Fireworks displays were attempted in different parts of town on the nights of July 3, 4, and 5. All three of those fireworks displays attracted serious competition from Abusive Mother Nature.

So it's not been a pleasant week, but, having spent most of the days in an air-conditioned building writing book and product reviews, I hadn't been complaining. Plenty of people have suffered more from the heat; plenty of other years I've been one of them.

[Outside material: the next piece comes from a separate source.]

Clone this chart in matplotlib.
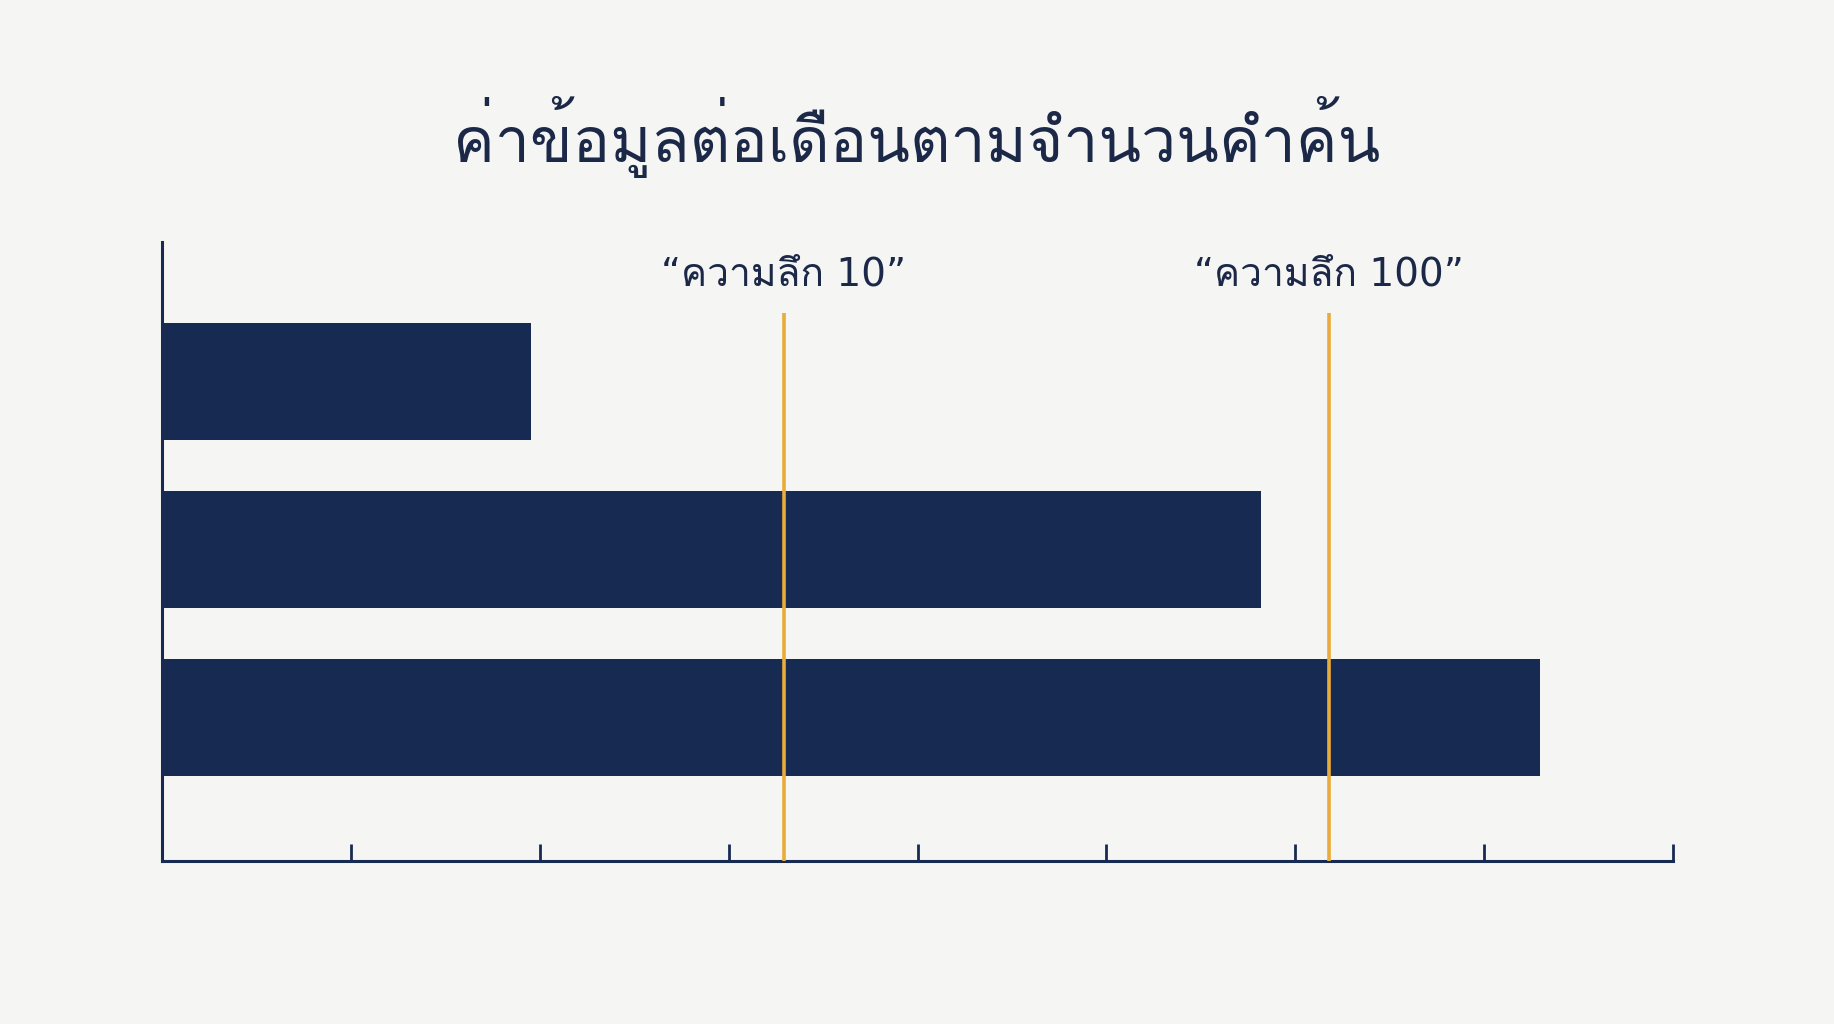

This morning I finally scraped up enough money to buy a couple of overpriced drinks and go online from the cafe, so I trudged into town, early, through the pouring rain. I have a cheap, ugly umbrella, which is trying to fall apart, and also leaks; its one redeeming feature is visibility--that school-bus-yellow color is impossible to overlook, much as people probably want to. Various people who claim to be my friends and relatives, when it's not a question of sharing their car with someone whose shoes are already full of filthy water, showed that they had noticed the ugly umbrella by swerving over the double yellow line to drive past me. I quietly considered, once again, which prospective heirs to name in my will in order to inflict maximum pain on any of these selfish slobs who may outlive me. I wasn't planning to wail about that this morning either.

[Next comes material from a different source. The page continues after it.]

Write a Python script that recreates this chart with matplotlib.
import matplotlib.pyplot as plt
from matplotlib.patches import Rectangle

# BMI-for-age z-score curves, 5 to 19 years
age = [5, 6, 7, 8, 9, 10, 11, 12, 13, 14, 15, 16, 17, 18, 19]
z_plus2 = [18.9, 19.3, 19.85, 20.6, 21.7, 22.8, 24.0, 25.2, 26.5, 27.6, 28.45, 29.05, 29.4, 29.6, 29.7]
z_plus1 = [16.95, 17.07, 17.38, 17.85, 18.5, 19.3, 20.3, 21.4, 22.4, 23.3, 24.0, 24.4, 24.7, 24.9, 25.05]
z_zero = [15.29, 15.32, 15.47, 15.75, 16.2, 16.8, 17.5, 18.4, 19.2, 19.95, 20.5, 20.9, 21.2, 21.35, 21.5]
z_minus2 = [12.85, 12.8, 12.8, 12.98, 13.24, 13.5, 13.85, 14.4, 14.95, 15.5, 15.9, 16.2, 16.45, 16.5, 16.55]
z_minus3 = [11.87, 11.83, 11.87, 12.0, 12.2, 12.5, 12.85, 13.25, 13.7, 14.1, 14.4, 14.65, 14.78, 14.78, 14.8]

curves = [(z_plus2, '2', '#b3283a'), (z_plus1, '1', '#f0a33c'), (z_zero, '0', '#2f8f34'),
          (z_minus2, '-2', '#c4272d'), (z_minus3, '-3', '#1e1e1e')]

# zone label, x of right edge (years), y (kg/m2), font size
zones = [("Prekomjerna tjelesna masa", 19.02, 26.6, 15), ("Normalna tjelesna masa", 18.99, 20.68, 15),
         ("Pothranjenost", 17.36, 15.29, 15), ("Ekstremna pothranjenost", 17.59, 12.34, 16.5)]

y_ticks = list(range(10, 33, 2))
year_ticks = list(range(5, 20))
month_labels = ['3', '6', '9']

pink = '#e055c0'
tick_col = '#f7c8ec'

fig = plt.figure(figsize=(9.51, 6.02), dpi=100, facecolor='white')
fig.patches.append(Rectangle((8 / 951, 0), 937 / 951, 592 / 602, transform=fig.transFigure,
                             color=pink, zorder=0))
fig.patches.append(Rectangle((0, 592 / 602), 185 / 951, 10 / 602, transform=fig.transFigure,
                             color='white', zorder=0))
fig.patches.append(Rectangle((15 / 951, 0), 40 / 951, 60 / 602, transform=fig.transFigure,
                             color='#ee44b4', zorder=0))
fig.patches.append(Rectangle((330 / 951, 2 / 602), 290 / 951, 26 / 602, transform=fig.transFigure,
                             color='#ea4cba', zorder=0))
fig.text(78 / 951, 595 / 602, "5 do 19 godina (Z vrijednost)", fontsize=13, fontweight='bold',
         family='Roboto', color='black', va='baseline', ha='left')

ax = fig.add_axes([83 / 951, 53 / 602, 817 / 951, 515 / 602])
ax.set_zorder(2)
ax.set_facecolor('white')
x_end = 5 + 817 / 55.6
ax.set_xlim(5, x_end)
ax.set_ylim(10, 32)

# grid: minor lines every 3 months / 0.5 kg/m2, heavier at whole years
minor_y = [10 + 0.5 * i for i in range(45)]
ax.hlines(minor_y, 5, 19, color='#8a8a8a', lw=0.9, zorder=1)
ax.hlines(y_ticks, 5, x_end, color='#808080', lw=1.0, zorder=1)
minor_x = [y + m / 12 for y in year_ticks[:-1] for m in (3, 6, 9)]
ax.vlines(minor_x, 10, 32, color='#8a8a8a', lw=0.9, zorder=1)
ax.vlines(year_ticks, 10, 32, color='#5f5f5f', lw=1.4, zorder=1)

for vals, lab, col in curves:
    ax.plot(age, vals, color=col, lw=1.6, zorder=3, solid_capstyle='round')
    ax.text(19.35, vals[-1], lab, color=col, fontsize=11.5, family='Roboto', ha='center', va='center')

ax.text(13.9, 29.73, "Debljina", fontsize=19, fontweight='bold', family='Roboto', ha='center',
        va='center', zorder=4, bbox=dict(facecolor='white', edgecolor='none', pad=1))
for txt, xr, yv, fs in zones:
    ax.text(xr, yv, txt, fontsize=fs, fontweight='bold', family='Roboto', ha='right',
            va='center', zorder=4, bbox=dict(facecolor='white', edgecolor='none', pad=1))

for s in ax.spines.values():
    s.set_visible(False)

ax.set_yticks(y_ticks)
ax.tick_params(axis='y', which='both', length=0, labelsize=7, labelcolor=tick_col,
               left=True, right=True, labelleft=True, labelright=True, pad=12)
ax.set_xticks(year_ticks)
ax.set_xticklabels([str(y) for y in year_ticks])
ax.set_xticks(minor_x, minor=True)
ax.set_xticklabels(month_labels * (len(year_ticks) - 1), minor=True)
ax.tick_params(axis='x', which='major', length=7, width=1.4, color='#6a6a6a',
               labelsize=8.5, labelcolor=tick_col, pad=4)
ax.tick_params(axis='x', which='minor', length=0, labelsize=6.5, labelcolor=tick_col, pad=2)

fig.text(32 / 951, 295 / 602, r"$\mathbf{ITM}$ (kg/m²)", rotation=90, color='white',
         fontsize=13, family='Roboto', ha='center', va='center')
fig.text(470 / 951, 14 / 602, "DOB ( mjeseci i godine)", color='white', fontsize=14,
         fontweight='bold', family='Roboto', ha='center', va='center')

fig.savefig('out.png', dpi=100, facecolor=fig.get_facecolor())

Then I quietly walked into the cafe. Last week a breakfast crowd was there at this time of day; in this weather only one worker was there, so of course, as I quietly washed my hands and counted out money, I heard this person inflicting extrovert manners on me. I quietly withheld eye contact, which, in my relatively oldfashioned and thus civilized part of the world, is usually enough to give extroverts the message that they need to go and drain the vital energy from someone else. No such luck. "You have to communicate with me if you want to come in here!" Hmm...how much does that, also, have to do with the lack of a breakfast crowd? I certainly don't want to make the mistake of being the first person to walk into the cafe again!

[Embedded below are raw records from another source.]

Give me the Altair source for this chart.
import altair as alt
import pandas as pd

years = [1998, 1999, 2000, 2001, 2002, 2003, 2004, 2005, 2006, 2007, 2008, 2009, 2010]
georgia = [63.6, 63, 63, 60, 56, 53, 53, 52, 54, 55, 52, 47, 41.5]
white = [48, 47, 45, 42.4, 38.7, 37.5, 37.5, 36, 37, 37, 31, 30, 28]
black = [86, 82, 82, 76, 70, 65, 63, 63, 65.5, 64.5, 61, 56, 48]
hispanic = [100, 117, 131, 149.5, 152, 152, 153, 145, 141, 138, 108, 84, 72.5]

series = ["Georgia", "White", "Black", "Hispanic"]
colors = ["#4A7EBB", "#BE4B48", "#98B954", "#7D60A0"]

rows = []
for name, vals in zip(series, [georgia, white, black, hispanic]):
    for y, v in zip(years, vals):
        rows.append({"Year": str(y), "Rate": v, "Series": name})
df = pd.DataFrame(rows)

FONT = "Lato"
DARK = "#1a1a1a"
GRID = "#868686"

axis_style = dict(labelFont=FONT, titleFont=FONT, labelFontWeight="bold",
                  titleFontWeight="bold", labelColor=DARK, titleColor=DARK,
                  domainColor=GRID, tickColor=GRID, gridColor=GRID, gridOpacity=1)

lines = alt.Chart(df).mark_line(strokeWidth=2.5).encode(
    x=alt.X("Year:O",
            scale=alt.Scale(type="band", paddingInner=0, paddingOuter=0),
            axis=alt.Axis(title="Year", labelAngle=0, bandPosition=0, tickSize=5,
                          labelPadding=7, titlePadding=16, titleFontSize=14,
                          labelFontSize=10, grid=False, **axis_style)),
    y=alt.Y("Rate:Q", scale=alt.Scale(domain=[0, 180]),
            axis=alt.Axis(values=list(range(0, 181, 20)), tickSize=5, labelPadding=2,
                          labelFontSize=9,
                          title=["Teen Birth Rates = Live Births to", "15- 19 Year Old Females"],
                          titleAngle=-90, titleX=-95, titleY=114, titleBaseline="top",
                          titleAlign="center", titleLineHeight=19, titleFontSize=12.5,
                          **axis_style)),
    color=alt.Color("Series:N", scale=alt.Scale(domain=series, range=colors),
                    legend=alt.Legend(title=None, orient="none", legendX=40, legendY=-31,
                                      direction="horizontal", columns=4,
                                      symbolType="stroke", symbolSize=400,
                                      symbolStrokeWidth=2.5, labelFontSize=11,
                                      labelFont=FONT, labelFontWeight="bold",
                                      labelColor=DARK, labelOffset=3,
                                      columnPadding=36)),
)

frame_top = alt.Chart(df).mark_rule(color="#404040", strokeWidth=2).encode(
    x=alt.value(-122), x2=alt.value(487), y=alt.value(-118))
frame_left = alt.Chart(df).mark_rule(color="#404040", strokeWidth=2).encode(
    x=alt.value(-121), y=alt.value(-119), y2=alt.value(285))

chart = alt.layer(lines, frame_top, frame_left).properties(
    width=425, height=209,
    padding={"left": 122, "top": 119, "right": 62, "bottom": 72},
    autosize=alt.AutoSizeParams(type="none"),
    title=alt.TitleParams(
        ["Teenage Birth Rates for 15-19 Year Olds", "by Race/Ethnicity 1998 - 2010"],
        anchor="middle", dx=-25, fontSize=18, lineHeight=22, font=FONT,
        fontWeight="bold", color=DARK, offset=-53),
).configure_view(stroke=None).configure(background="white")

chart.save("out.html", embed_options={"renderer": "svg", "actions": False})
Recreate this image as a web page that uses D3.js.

I seriously believe we should all work harder at training extroverts to respond to cues like people's withholding eye contact. "Can't you see that that person doesn't want to talk to you, you stupid chattermonkey? Go to your room! You're not allowed to talk to anybody all day! You're a disgrace to the family! You're not allowed to go to school! When people refuse to look at you, that means you have to SHUT UP! Don't let anybody see you until you've got that through your thick skull!"

"Oh, but caaan't people compromise a little and force themselves to smile and chat, even if it's early in the morning, even if it's the fourth nasty, wet, hot day in a row?" No. We can, and many of us do, but we should stop. Extroverts can force themselves to calm down and be quiet. (Especially if it's early in the morning, and especially if it's the fourth nasty, wet, hot day in a row.) There are enough sources of unhappiness in this world without adding overindulged extroverts to the list. We need to shift our perception; it's the person who demands that other people cheer him or her up, not the one who goes about his or her business in silence, who is adding misery to the world and should be made to feel "mean."

Of course, one reason why I say this is that I've learned over the years that people who demand my attention are going to hate me anyway. There's no such thing as a compromise with an extrovert who has not been trained to shut right up when people politely ignore his or her chatter. They have nothing to do with their brains except hate and harass people, and that's what they will do. Trying to appease them with just one smile or greeting or whatever is feeding the monster. People "like" other people when we believe that those people are "like" us, and since all of us nice, kind, public-spirited, quiet, conscientious people are profoundly different from extroverts, there's no way they're ever going to "like" any of us.

If they say "Oh, I like Tracy, who's also a quiet person, because Tracy is nicer than you," we need to understand that (a) this is never actually true--they don't actually respect or appreciate Tracy, whether they have succeeded in bullying Tracy into chattering with them or not, and whether they enjoy borrowing Tracy's stuff or not--and (b) it's probably mere verbal abuse in any case.

So I'd rather continue to be nice, kind, public-spirited, quiet, and conscientious, and one of the nice, kind, public-spirited, quiet, conscientious things I do is let pushy people go ahead and hate me from the beginning, that being their nature.

Nevertheless...much as I do, in fact, enjoy writing snarky, funny posts about the experience...one rotten extrovert can curdle your whole day.

And the Bible doesn't say that people who "love greetings in markets" and "bless their friends with a loud voice, early in the morning" can't be saved, but it does affirm that these behaviors are and should be discouraged. Christians need to do more to encourage nice, quiet behavior and discourage pushy manners, Gentle Readers.